I think that maybe i am not someone who suffer from this Bipolar Disorder but maybe i am just not mentally prepared for everything that happen because ya, i never go through this before. I cant work under pressure, deadline and all of their terrific friends, and now i have to face it. Ever feel that you already done the best but someone messed it up, and i learn that my mom said about this world is definitely true. don't easily trust someone even they look so nice in front of you. i thought that "in front of you" word have to be underlined because its very important, everyone looks so nice, right? but we never knew what actually they are thinking about us. And i dont used to think that way because i thought everyone is nice as long as they look nice for me -__-" how naive.

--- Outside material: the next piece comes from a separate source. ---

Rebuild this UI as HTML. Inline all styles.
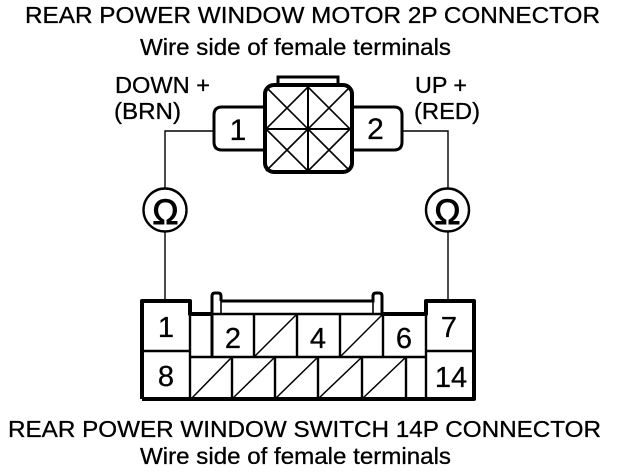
<!DOCTYPE html>
<html><head><meta charset="utf-8"><style>html,body{margin:0;padding:0;background:#fff}svg{display:block}text{font-family:"Liberation Sans",sans-serif;fill:#000;stroke:#000;stroke-width:.3px}</style></head><body>
<svg width="624" height="474" viewBox="0 0 624 474" xmlns="http://www.w3.org/2000/svg">
<g font-size="23">
<text x="25" y="23" textLength="575" lengthAdjust="spacingAndGlyphs">REAR POWER WINDOW MOTOR 2P CONNECTOR</text>
<text x="140" y="55" textLength="311" lengthAdjust="spacingAndGlyphs">Wire side of female terminals</text>
<text x="115" y="93" textLength="95" lengthAdjust="spacingAndGlyphs">DOWN +</text>
<text x="114" y="119" textLength="67" lengthAdjust="spacingAndGlyphs">(BRN)</text>
<text x="415" y="93" textLength="52" lengthAdjust="spacingAndGlyphs">UP +</text>
<text x="414" y="119" textLength="66" lengthAdjust="spacingAndGlyphs">(RED)</text>
<text x="8" y="437" textLength="593" lengthAdjust="spacingAndGlyphs">REAR POWER WINDOW SWITCH 14P CONNECTOR</text>
<text x="140" y="464" textLength="311" lengthAdjust="spacingAndGlyphs">Wire side of female terminals</text>
</g>
<g fill="none" stroke="#000" stroke-width="3">
<path d="M264 107H222Q214 107 214 115V142Q214 150 222 150H264" />
<path d="M352 107H394Q402 107 402 115V142Q402 150 394 150H352" />
<rect x="265" y="85" width="87" height="87" rx="9" stroke-width="4"/>
<path d="M278 84V77H338V84" />
</g>
<g fill="none" stroke="#000" stroke-width="1.6">
<path d="M308 85V172M265 129H352" stroke-width="2"/>
<path d="M266 87L308 129M308 87L266 129M308 87L350 129M350 87L308 129M266 129L308 171M308 129L266 171M308 129L350 171M350 129L308 171"/>
<path d="M213 131H165V188M165 232V301M402 131H448V188M448 232V301" stroke-width="1.4"/>
<circle cx="165" cy="210" r="21.5" stroke-width="2.4"/>
<circle cx="447.500" cy="210" r="21.5" stroke-width="2.4"/>
</g>
<g font-size="29" text-anchor="middle">
<text x="165.500" y="224" font-size="35" style="stroke-width:.9px">Ω</text>
<text x="447.500" y="224" font-size="35" style="stroke-width:.9px">Ω</text>
<text x="238" y="140" font-size="30">1</text>
<text x="375.500" y="139" font-size="30">2</text>
<text x="166" y="337">1</text>
<text x="233" y="348">2</text>
<text x="318" y="348">4</text>
<text x="404" y="348">6</text>
<text x="449" y="337">7</text>
<text x="166" y="386">8</text>
<text x="451" y="387">14</text>
</g>
<g fill="none" stroke="#000" stroke-width="3">
<path d="M142 399V301H190V314H212M382 314H426V301H474V399H142" stroke-width="4" stroke-linejoin="round"/>
<path d="M212 314V357M212 314V296Q212 293 215 293H218Q221 293 221 296V301M221 301H373V296Q373 293 376 293H379Q382 293 382 296V314" stroke-width="3"/>
</g>
<g fill="none" stroke="#000" stroke-width="2.4">
<path d="M142 351H190M426 351H474M190 314V399M426 301V399"/>
<path d="M190 357H426"/>
<path d="M221 301V314M373 301V314" stroke-width="1.6"/>
<path d="M212 314H382" />
<path d="M254 314V357M297 314V357M340 314V357M383 314V357"/>
<path d="M232 357V399M275 357V399M318 357V399M362 357V399M406 357V399"/>
</g>
<g fill="none" stroke="#000" stroke-width="1.5">
<path d="M254 357L297 314M340 357L383 314M191 399L232 357M232 399L275 357M275 399L318 357M318 399L362 357M362 399L406 357"/>
</g>
</svg>
</body></html>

And when i get that disappointment, i am not well prepared to face it and have to take a while. Is it the part of growing up? maintain your angry, selfishness, sad so it wont ruin your daily activity or harm your mental -__-" i am not so sure. But what i'm sure of is, ya, sometimes people have to change to face that this world is actually not as kind as a fairy tale. It push you, hurt you, put you in the deepest ground or more worst, somewhere that you never knew and never been there. and guess what? theres no other way than face it. You can run as fast as you can, but you cant always run when everything starts getting harder. But yeah, saying is always more easy than doing, so that your words depends on an action when choice to "run" looks so tempting yet relieving.